Sabina Khan is the author of ZARA HOSSAIN IS HERE (Scholastic/ April 6, 2021) and THE LOVE & LIES OF RUKHSANA ALI (Scholastic, 2019). She is an educational consultant and a karaoke enthusiast. After living in Germany, Bangladesh, Macao, Illinois and Texas, she has finally settled down in beautiful British Columbia, Canada, with her husband, two daughters and the best puppy in the world.
What inspires you to write? Where do you get your ideas?
A lot of my inspiration comes from social issues that are close to my heart and that affect me as an immigrant, a woman of colour and a mother. Most of my ideas are a drawn from my own experiences as a young child in Germany, coming of age in Bangladesh, and then moving to North America in my twenties.
Tell us about your book
The Love and Lies of Rukhsana Ali is about a 17-year-old Muslim lesbian whose conservative parents have no idea about her sexuality. Unfortunately, they catch her kissing her girlfriend and whisk her away to Bangladesh to marry her off before any hint of a scandal can get out. This is a story of Rukhsana’s struggle to get back to her life in Seattle and her girlfriend without losing everyone she loves in the process.
Zara Hossain Is Here is about a 17-year-old bisexual Muslim immigrant from Pakistan who, along with her family is waiting for their green card process to be finalized. She deals with Islamophobia and bullying at school on a daily basis, but one day her tormentor goes too far, leading to a hate crime that jeopardizes her and her family’s immigration status in the US. Zara struggles to figure out a way to stay in the only place she’s ever called home.
Tell us about your writing journey and how you got where you are today.
I’ve always wanted to be a writer but life sort of got in the way. Then around 2010 I began to seriously write a book which I eventually self-published in 2014. That was followed by a couple of years during which I thought that there was no point in continuing. Luckily, that’s when I found out about DVpit and Pitch Wars on Twitter and I’m so glad that I decided to pitch Rukhsana’s story for those. I was paired with an amazing mentor in Pitch Wars 2016 and things have been pretty amazing since then. I got my agent and my first contract through that and now I’m looking forward to writing all the stories I longed for as a young reader.
What advice do you have for aspiring writers & creators?
Find a group of people who will always root for you and be happy for all your successes, big and small. Surround yourself with other writers who are in the same place that you are. You can be there for each other and learn from each other through all the inevitable ups and downs in this business. Read widely across genres. And just write. The rest will fall into place.
What advice do you have for aspiring writers & creators from marginalized backgrounds?
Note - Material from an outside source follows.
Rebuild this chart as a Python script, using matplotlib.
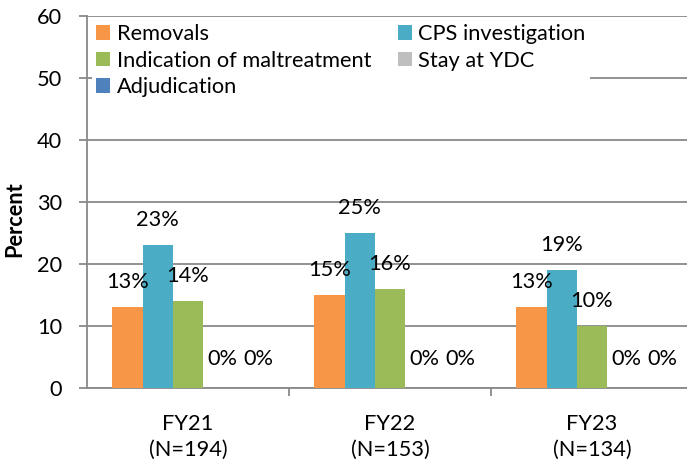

Ignore the voices that say our stories aren’t important, that there is no market for them. Don’t listen to anyone who says you have to tell your stories in a certain way to appeal to certain audiences. Tell your stories with authenticity, the way only you know how.
How do you weave your culture(s) into your book(s)? How do(es) your culture(s) influence your writing?
Since my stories are all about characters from the same background as mine, weaving my culture into my books just happens organically. I love to write about the warmth and affection between my characters and their families, as well as the more difficult parts, like navigating their way between all the family expectations and their own hopes and dreams. My favorite thing to write about has to be the sharing of food and how it draws people together.
What is your writing process like?
I find that it varies with each book. Sometimes the process is chaotic and rushed, at other times it’s carefully planned. I’ve stopped trying to stick to any one method and find that it’s best to just let the story flow out of me as it wants to.
What’s your favorite part of the writing process? Your least favorite part? Why?
My favorite part of the writing process has to be drafting because the possibilities are endless and it’s like meeting new people and getting to know them as they live out the roles I’ve created for them.
My least favorite part is probably revising because I have to really deal with all the flaws that I so casually ignored during drafting.
What superpower would you like to have?
Do I have to pick just one? Well, in that case, I pick time travel. I’d love to be able to experience life in different eras and to see what the future holds.
How long on average does it take you to write a book?
I would say 6-8 weeks for a decent first draft, although I’ve been known to write really bad first drafts in 2-3 weeks.